Reelect State Assemblymember Cecilia Aguiar-Curry to keep AD-4 on the right track for progress.
State assemblymembers represent and advocate for the needs of their district constituents at the California State Capitol. They are responsible for creating, debating, and voting on legislation that addresses issues within their district.
The California State Assembly has 80 districts. Each represents a population of at least 465,000 Californians. Representatives are elected to the Assembly for a two-year term. Every two years, all 80 seats are subject to election. Members elected before 2012 are restricted to three two-year terms (six years) in the Assembly. Those elected in or after 2012 are allowed to serve 12 years total across both the state Senate or the Assembly. This term, Democrats currently hold a two-thirds supermajority of 56 seats in the California State Assembly, while Republicans hold 19 seats. One seat is held by an Independent and four seats are currently vacant.

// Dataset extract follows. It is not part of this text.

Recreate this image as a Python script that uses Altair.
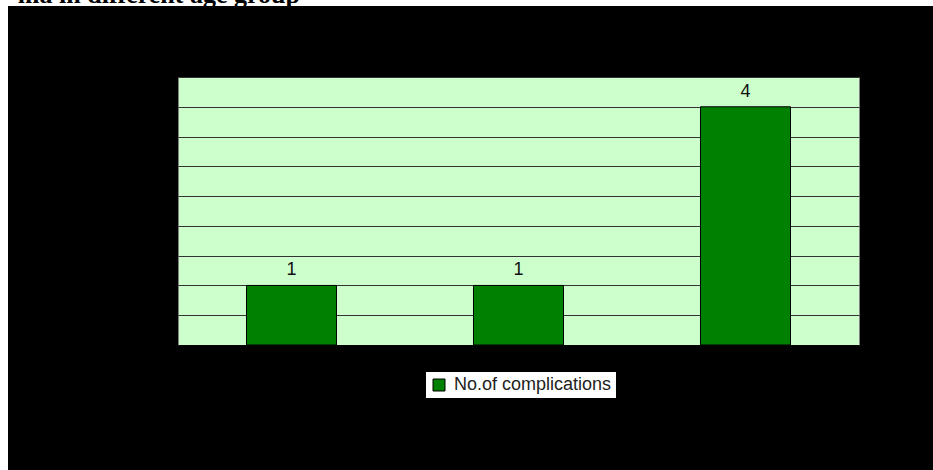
import altair as alt
import pandas as pd

# ---- data ----
age_groups = ["< 20 years", "20-40 years", "> 40 years"]
complications = [1, 1, 4]
series_name = "No.of complications"
y_ticks = [0, 0.5, 1, 1.5, 2, 2.5, 3, 3.5, 4, 4.5]
title_text = "ma in different age group"

df = pd.DataFrame({
    "age": age_groups,
    "n": complications,
    "series": [series_name] * len(age_groups),
})
one = pd.DataFrame({"k": [0]})

x_enc = alt.X(
    "age:N", sort=age_groups,
    scale=alt.Scale(paddingInner=0.6035, paddingOuter=0.3018),
    axis=alt.Axis(title=None, labelColor="black", domainColor="black",
                  tickColor="black", labelAngle=0, labelFontSize=14),
)
y_enc = alt.Y(
    "n:Q", scale=alt.Scale(domain=[0, 4.5], nice=False),
    axis=alt.Axis(values=y_ticks, title=None, labelColor="black",
                  domain=False, ticks=False, gridColor="#333333",
                  gridWidth=1, gridOpacity=1, labelFontSize=14,
                  labelOverlap=False, labelFlush=False),
)

bars = alt.Chart(df).mark_bar(stroke="black", strokeWidth=1).encode(
    x=x_enc,
    y=y_enc,
    color=alt.Color(
        "series:N",
        scale=alt.Scale(range=["#008000"]),
        legend=alt.Legend(
            title=None, orient="none", legendX=248, legendY=295,
            fillColor="white", padding=4, symbolType="square",
            symbolSize=144, symbolStrokeColor="black", symbolStrokeWidth=1,
            labelFont="Liberation Sans", labelFontSize=18, labelColor="#222222",
            labelOffset=6,
        ),
    ),
)

labels = alt.Chart(df).mark_text(
    dy=-6, baseline="bottom", fontSize=18, font="Liberation Sans", color="#111111"
).encode(x=x_enc, y=y_enc, text="n:Q")

top_strip = alt.Chart(one).mark_rect(color="white").encode(
    x=alt.value(-178), x2=alt.value(755), y=alt.value(-77), y2=alt.value(-71)
)
left_strip = alt.Chart(one).mark_rect(color="white").encode(
    x=alt.value(-178), x2=alt.value(-170), y=alt.value(-77), y2=alt.value(393)
)
title = alt.Chart(one).mark_text(
    text=title_text, font="Liberation Serif", fontWeight="bold", fontSize=26,
    align="right", baseline="alphabetic", color="black"
).encode(x=alt.value(122), y=alt.value(-74))

chart = alt.layer(bars, labels, top_strip, left_strip, title).properties(
    width=681, height=268,
    background="#000000",
    padding={"left": 178, "top": 77, "right": 74, "bottom": 125},
    autosize="none",
).configure_view(fill="#CCFFCC", stroke="#808080", strokeWidth=1)

chart.save("out.html", embed_options={"renderer": "svg", "actions": False})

California’s 4th Assembly District includes parts of Yolo, Napa, Lake, Sonoma, and Colusa Counties. Democrats typically hold this district. Of the registered voters in this district, 22% are Republican and 49% are Democrat, and the district’s demographic breakdown is 22% Latino, 9% Asian, 3% Black. After the 2021 redistricting process, AD-4 is as Democratic as it was during the 2020 general election cycle. The most recent election results show that AD-4 voted for Joe Biden for president in 2020 by 36 points and Gavin Newsom for governor in 2018 by 28 points.
There are two candidates running for this seat, including Democrat Incumbent Representative Cecilia Aguiar-Curry and Republican challenger Bryan Pritchard. Assm. Aguiar-Curry’s campaign has raised $528,000 and has received donations from fossil fuel, police, real estate, and corporate PAC interests. Pritchard’s campaign has raised $50,000 and is primarily funded through individual donations.
Assm. Aguiar-Curry, a businesswoman and farmer, is from Yolo County. According to campaign materials, she is running for reelection to continue the work of addressing health care, economic development, and environmental issues for the constituents of AD-4. Assm. Aguiar-Curry won her 2020 reelection against Republican Matthew Nelson by 34 points.
Assm. Aguiar-Curry’s priorities for AD-4 this year have included 41 bills about health care and technology. Of these, nine have been chaptered into law, four have died, and the rest remain in committee. She currently serves on five committees, including as chair of the Local Government Committee. She also serves as chair of the Select Committee on Wine. She scores a Lifetime CS of 74 out of 100 on Courage Score, our annual analysis of legislators’ progressive voting records. Based on our Courage Score analysis, Assm. Aguiar-Curry has supported some progressive bills that made it to a vote. However, she failed to cast a vote on bills related to retail climate measures and carbon neutrality, worker protections, and criminal-justice reform.
Prior to her election to the State Assembly, Assm. Aguiar-Curry was a water and agriculture consultant, an elected member of the Winters City Council, and the first woman to serve as mayor. She has also held a variety of local volunteer and leadership roles, including chair of the Yolo Housing Commission and vice chair of the Yolo County Water Commision. Historically, her family had strong connections to farming, and she still owns an 80-acre walnut orchard with her brothers. As mayor, she established an agricultural innovation hub, and in the Assembly, she has worked on several projects to protect environmental areas in her district.
Assm. Aguiar-Curry has the endorsement of some progressive groups, including Planned Parenthood Northern California Action Fund, Equality California, and California Teachers Association. She has also received the endorsement of many elected officials, including State Treasurer Fiona Ma and Lt. Governor Elena Kounalakis. However, Assm. Aguiar-Curry has also received the formal endorsement of California Correctional Peace Officers Association, and has received campaign donations from a variety of problematic organizations, including Sempra Energy, Google, Facebook, California Real Estate PAC, and California Association of Highway Patrolmen PAC. These affiliations, combined with her failure to vote in favor of progressive legislation this term, indicate that voters will benefit from working to hold Assm. Aguiar-Curry accountable to ensure that her legislative efforts continue to benefit her constituents. Based on our analysis, Assm. Aguiar-Curry will continue to be a leader for the constituents of AD-4 and will govern effectively for this diverse district with consistent voter oversight.